Wear: Free roads mean late

Link to article here.

Wear: For roads, free can also mean late
By Ben Wear
Austin American Statesman
November 18, 2012

The late evening sight has become a familiar one for Southwest Austin residents over the past couple of years: blinking red and blue lights on police cars at the U.S. 290/MoPac Boulevard interchange, blocking off road sections because of work on the new flyover bridges overhead.
The flyover project, if you go back to the original time estimates by the Texas Department of Transportation, was supposed to be done by December 2011.

Now, TxDOT officials tell me, the seemingly endless $8.4 million project should be done early next month when the remaining incomplete flyover, the one connecting westbound U.S. 290 to southbound MoPac (Loop 1) will finally open.

That follows earlier predictions that it would be done last spring, then in September, October and both early and late November after a contractor bankruptcy and the rebuilding of a botched concrete pillar.

The construction, initially estimated to take 14 months, now is expected to last 26 months, an 86 percent overage. It offers an interesting, if also frustrating, lesson in the difference between toll projects and nontolled work.

Consider this: The $238 million construction of the 183-A tollway, which included building 11.6 miles of completely new four- and six-lane roads along with flyover connections to the Texas 45 North tollway, took less time than this project. So did the five-mile, $105 million extension of 183-A a few years later.

Both of those projects, with steep financial disincentives to the contractors for finishing behind schedule, opened to traffic precisely when they were projected to be complete.

The 41-mile extension of the Texas 130 tollway, which opened Oct. 24 to great hoopla because of its highest-in-the-nation 85-mph speed limit, debuted more than two weeks early. That project, which at $1.3 billion cost 155 times as much as these two humble U.S. 290/MoPac flyovers, took about 3 1/2 years to build.

Go back a few years, and work ended ahead of schedule on several sections of the initial 49 miles of the Texas 130 tollway, which was built for TxDOT.

The agency and its contractors, in other words, can really move their tails when they have reason to do so. And the toll revenue waiting at the end of construction has been a good incentive — as have looming debt payments.

Toll roads are mostly financed by selling bonds, although there is typically some tax money used as equity, like a down payment on a home. And the tab to begin paying back those bonds usually starts before construction is complete.

So TxDOT, or in the case of 183-A the Central Texas Regional Mobility Authority, typically borrows more than it needs for construction and uses that extra money to make the first year or two of bond debt payments. After that, it really needs the toll revenue to start rolling in. So the construction contracts have high-dollar penalties — $35,000 a day in the case of that 183-A extension contract and an astonishing $90,000 a day for the U.S. 290 East tollway now under construction — for finishing late.
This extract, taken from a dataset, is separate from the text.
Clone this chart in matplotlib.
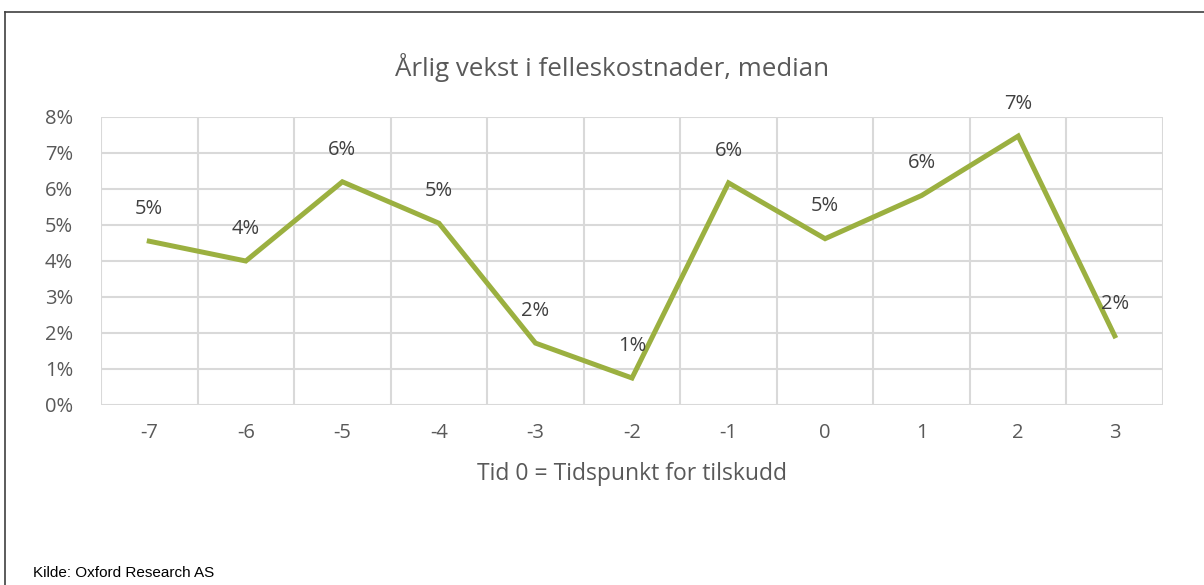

And the agreements also typically have large incentives — $45,000 a day on U.S. 290 East — for opening a road before the target date.

The flyover contract has penalties as well, but only about $1,000 a day. That tab has been accumulating since June 8 — the contract due date was months later than the publicly announced completion estimate — meaning that in the end TxDOT will probably pay about $150,000 less than it would have if the project had ended on time.

That’s real money. But not so large that a construction company — or in this case a surety insurance company that hired a second contractor after the first one went bankrupt and walked off the flyover job in July 2011 — would throw tremendous resources at the job to finish sooner.

So this is the math: We can have toll roads, which toll drivers in perpetuity and cost more upfront — since contractors, looking at the financial risk involved with those penalties, tend to submit higher construction bids — but that are completed quickly. Or we can have roads with no tolls that are built much more slowly and at a lower cost with tax dollars.

On the one hand, that trade-off has cost commuters an extra year of going through stoplights at U.S. 290 and MoPac. But on the other hand, they’ll never pay a toll to drive over those bridges when they’re done. That might be good math.